発寒は少し遠いけれど、これから始まる病院ということに期待感が高まる。


交通の便が悪いなら、引っ越したっていい。高すぎる家賃はやはり負担だ。お給料だって少しでも高いところがいいに決まっている。


たった今聞いたばかりのその病院に、かなり心が傾いている。今の病院は辞めどきなのかもしれない。もしかして、放射線技師技師も募集しているかも?


『行ってみたいかも、という気になってます。そこの病院は放射線技師の募集はしてないですか?』


『悪いんだけど、技師さんなんかはすでに決まっていて、力になってあげられなくてごめん。

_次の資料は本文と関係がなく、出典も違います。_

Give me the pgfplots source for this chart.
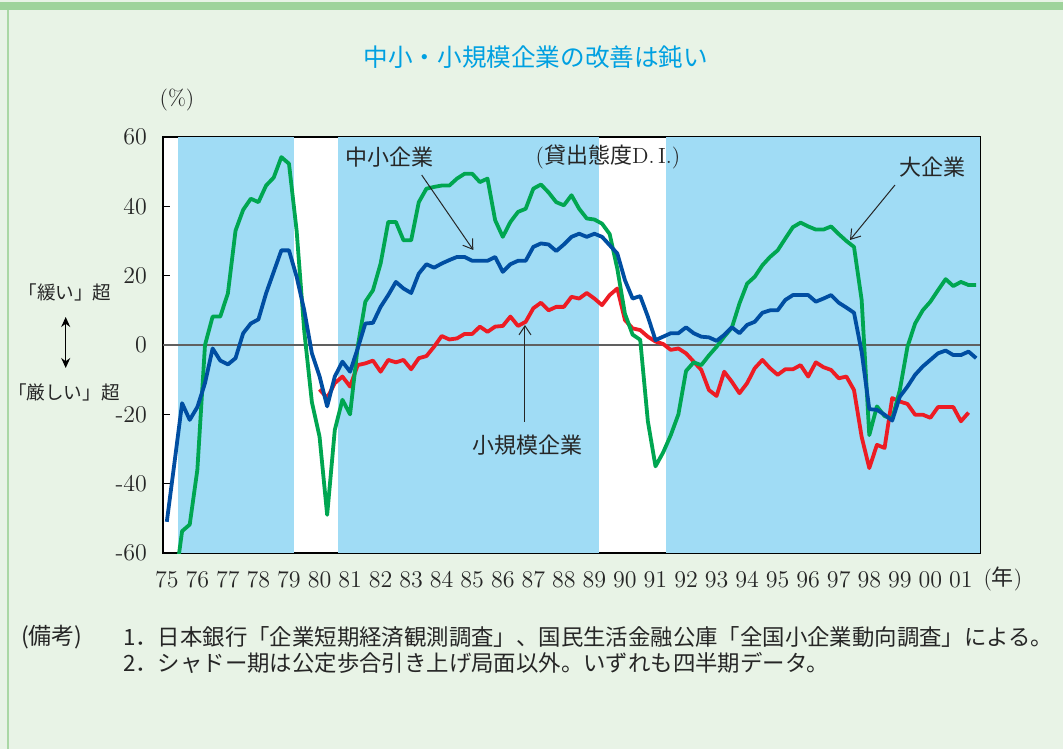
\documentclass[border=0pt]{standalone}
\usepackage{fontspec}
\usepackage{pgfplots}
\pgfplotsset{compat=1.18}
\usetikzlibrary{arrows.meta}
\newfontfamily\cjk{Noto Sans CJK JP}
\definecolor{bg}{RGB}{232,243,230}
\definecolor{topbar}{RGB}{158,211,155}
\definecolor{leftbar}{RGB}{170,215,165}
\definecolor{shade}{RGB}{160,220,245}
\definecolor{cgreen}{RGB}{0,166,81}
\definecolor{cblue}{RGB}{0,78,162}
\definecolor{cred}{RGB}{237,28,36}
\definecolor{ctitle}{RGB}{0,160,225}
\definecolor{zline}{RGB}{96,96,96}

\pgfplotstableread{
i v
0 -72
1 -70
2 -53.7
3 -51.8
4 -36
5 0
6 8.2
7 8.2
8 14.9
9 33
10 39
11 42.2
12 41.2
13 46
14 48.3
15 54.2
16 52.3
17 33
18 4
19 -16.5
20 -26.4
21 -49
22 -24.5
23 -15.8
24 -20
25 -0.5
26 12.5
27 15.8
28 23.5
29 35.5
30 35.5
31 30.2
32 30.2
33 41.2
34 45.1
35 45.6
36 46
37 46
38 48
39 49.4
40 49.4
41 47
42 48
43 36
44 31.2
45 35.5
46 38.4
47 39.3
48 45.1
49 46.3
50 44
51 41.2
52 40.3
53 43.2
54 39.3
55 36.5
56 36.2
57 35
58 32
59 22
60 9
61 3
62 1.5
63 -22
64 -35
65 -31
66 -26
67 -20
68 -7.5
69 -5
70 -5.8
71 -3
72 -0.5
73 2.4
74 5
75 12
76 17.7
77 19.7
78 23
79 25.4
80 27.3
81 30.7
82 34
83 35.3
84 34.2
85 33.3
86 33.3
87 34.2
88 32
89 30
90 28.3
91 13
92 -26
93 -17.7
94 -20.5
95 -21.3
96 -13
97 -0.5
98 6.2
99 10
100 12.5
101 15.8
102 19
103 17
104 18.2
105 17.3
106 17.3
}\large

\pgfplotstableread{
i v
0 -51
1 -34
2 -16.8
3 -21.6
4 -17.9
5 -11
6 -1
7 -4.5
8 -5.6
9 -3.8
10 3.4
11 6.2
12 7.4
13 14.9
14 21.1
15 27.3
16 27.3
17 19.7
18 10
19 -2.4
20 -9
21 -17.7
22 -9.1
23 -4.8
24 -7.7
25 -1
26 6.2
27 6.4
28 11
29 14.4
30 18.2
31 16.3
32 15
33 20.6
34 23.3
35 22.3
36 23.5
37 24.5
38 25.4
39 25.4
40 24.3
41 24.3
42 24.3
43 25.4
44 21.1
45 23.3
46 24.3
47 24.3
48 28.3
49 29.3
50 29
51 27.1
52 29
53 31.2
54 32.1
55 31.2
56 32.1
57 31.2
58 28.8
59 26.4
60 18.7
61 13.4
62 14.1
63 8.2
64 1.4
65 2.4
66 3.4
67 3.4
68 5.1
69 3.4
70 2.4
71 2.2
72 1.2
73 2.9
74 5.1
75 3.4
76 5.8
77 6.7
78 9.3
79 10
80 10
81 13
82 14.4
83 14.4
84 14.4
85 12.5
86 13.4
87 14.4
88 12.2
89 10.8
90 9.3
91 -2
92 -18.5
93 -18.7
94 -20.1
95 -21.8
96 -14.9
97 -12
98 -8.6
99 -6.2
100 -4.3
101 -2.4
102 -1.6
103 -2.9
104 -2.9
105 -1.9
106 -3.8
}\mid

\pgfplotstableread{
i v
20 -12.8
21 -15.3
22 -11
23 -9.1
24 -12
25 -5.8
26 -5.3
27 -4.5
28 -7.7
29 -4.3
30 -5
31 -4.3
32 -7
33 -3.8
34 -3.2
35 -0.5
36 2.6
37 1.6
38 1.9
39 3.2
40 3.2
41 5.3
42 3.8
43 5.3
44 5.5
45 8.2
46 5.5
47 6.7
48 10.6
49 12.2
50 10
51 11
52 11
53 13.9
54 13.4
55 15
56 13.4
57 11.5
58 14.4
59 16.3
60 7.2
61 4.8
62 4.3
63 2.4
64 1
65 0.3
66 -1.4
67 -1
68 -2.4
69 -4.8
70 -7.2
71 -13
72 -14.7
73 -7.7
74 -10.6
75 -13.9
76 -11
77 -6.7
78 -4.3
79 -6.7
80 -8.6
81 -7
82 -7
83 -5.8
84 -9.1
85 -5
86 -6.4
87 -7.2
88 -9.6
89 -9.1
90 -13
91 -26.5
92 -35.5
93 -28.8
94 -29.7
95 -15.3
96 -16.3
97 -17
98 -20.1
99 -20.1
100 -21
101 -17.9
102 -17.9
103 -17.9
104 -22
105 -19.5
}\small

\begin{document}
\begin{tikzpicture}
\fill[bg] (0,0) rectangle (531.5bp,-374.5bp);
\path[use as bounding box] (0,0) rectangle (531.5bp,-374.5bp);
\fill[topbar] (0,-1bp) rectangle (531.5bp,-5bp);
\fill[leftbar] (3.5bp,-5bp) rectangle (4.6bp,-374.5bp);
\begin{axis}[
  at={(81.5bp,-276.5bp)}, anchor=south west,
  scale only axis, width=408.5bp, height=208bp,
  xmin=-0.5, xmax=106.5, ymin=-60, ymax=60,
  xtick={0,4,...,104},
  xticklabels={75,76,77,78,79,80,81,82,83,84,85,86,87,88,89,90,91,92,93,94,95,96,97,98,99,00,01},
  ytick={-60,-40,-20,0,20,40,60},
  yticklabels={-60,-40,-20,0,20,40,60},
  tick align=inside, major tick length=3.5bp,
  xtick style={draw=none},
  ytick style={black, line width=0.6bp},
  axis line style={black, line width=0.9bp},
  tick label style={font=\fontsize{12bp}{14bp}\selectfont, text=black!85},
  yticklabel style={xshift=-4.5bp},
  xticklabel style={yshift=-5.5bp},
  axis background/.style={fill=white},
]
\addplot[fill=shade, draw=none] coordinates {(1.45,-60) (16.65,-60) (16.65,60) (1.45,60)} -- cycle;
\addplot[fill=shade, draw=none] coordinates {(22.45,-60) (56.6,-60) (56.6,60) (22.45,60)} -- cycle;
\addplot[fill=shade, draw=none] coordinates {(65.4,-60) (106.5,-60) (106.5,60) (65.4,60)} -- cycle;
\addplot[zline, line width=0.6bp] coordinates {(-0.5,0) (106.5,0)};
\addplot[cred, line width=1.9bp, line join=round] table[x=i, y=v] {\small};
\addplot[cgreen, line width=1.9bp, line join=round] table[x=i, y=v] {\large};
\addplot[cblue, line width=1.9bp, line join=round] table[x=i, y=v] {\mid};
\end{axis}
\begin{scope}[x=0.5bp, y=-0.5bp]
\node[font={\fontsize{12.3bp}{14bp}\cjk}, text=ctitle] at (536,57) {中小・小規模企業の改善は鈍い};
\node[font=\fontsize{11bp}{13bp}\selectfont, text=black!85] at (177,100) {(\%)};
\node[font={\fontsize{11bp}{13bp}\cjk}, text=black!85] at (390,157) {中小企業};
\node[text=black!85] at (608,157) {\fontsize{11bp}{13bp}\selectfont(\cjk 貸出態度\rmfamily D.\,I.)};
\node[font={\fontsize{11bp}{13bp}\cjk}, text=black!85] at (933,167) {大企業};
\node[font={\fontsize{11bp}{13bp}\cjk}, text=black!85] at (528,445) {小規模企業};
\draw[black!85, line width=0.5bp, -{Straight Barb[length=4.5bp,width=6bp]}] (421.7,175) -- (473.3,250);
\draw[black!85, line width=0.5bp, -{Straight Barb[length=4.5bp,width=6bp]}] (895,185) -- (850,240);
\draw[black!85, line width=0.5bp, -{Straight Barb[length=4.5bp,width=6bp]}] (525,422) -- (525,325);
\node[font={\fontsize{9.3bp}{11bp}\cjk}, text=black!85] at (65,292) {「緩い」超};
\node[font={\fontsize{9.3bp}{11bp}\cjk}, text=black!85] at (64,392) {「厳しい」超};
\draw[black, line width=0.7bp, {Stealth[length=5bp,width=4.5bp]}-{Stealth[length=5bp,width=4.5bp]}] (65.7,317) -- (65.7,368);
\node[text=black!85] at (1003,579) {\fontsize{11bp}{13bp}\selectfont(\cjk 年\rmfamily)};
\node[anchor=west, font={\fontsize{11.5bp}{13bp}\cjk}, text=black!85] at (14,637) {(備考)};
\node[anchor=west, font={\fontsize{11.2bp}{13bp}\cjk}, text=black!85] at (116,637) {1．日本銀行「企業短期経済観測調査」、国民生活金融公庫「全国小企業動向調査」による。};
\node[anchor=west, font={\fontsize{11.2bp}{13bp}\cjk}, text=black!85] at (116,663) {2．シャドー期は公定歩合引き上げ局面以外。いずれも四半期データ。};
\end{scope}
\end{tikzpicture}
\end{document}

とにかく看護師さんが足りないらしい。有紀ちゃんみたいな看護師さんが来てくれたらすごく助かると思う』


『じゃあ、そこの病院へ行ってみたいです。直接電話で問い合わせたらいいですか?』


『僕から連絡しておく。日時などが決まったら、また知らせるよ。一応、履歴書と看護師免許のコピーだけは用意しておいてくれると助かる』


『わかりました。じゃあ、連絡待ってます。心配してくれて、ありがとう』


まだ、あと2ヶ月以上あるけれど、早くも新しい病院で働くことに夢が広がる。


今の病院にも早めに辞表を出そう。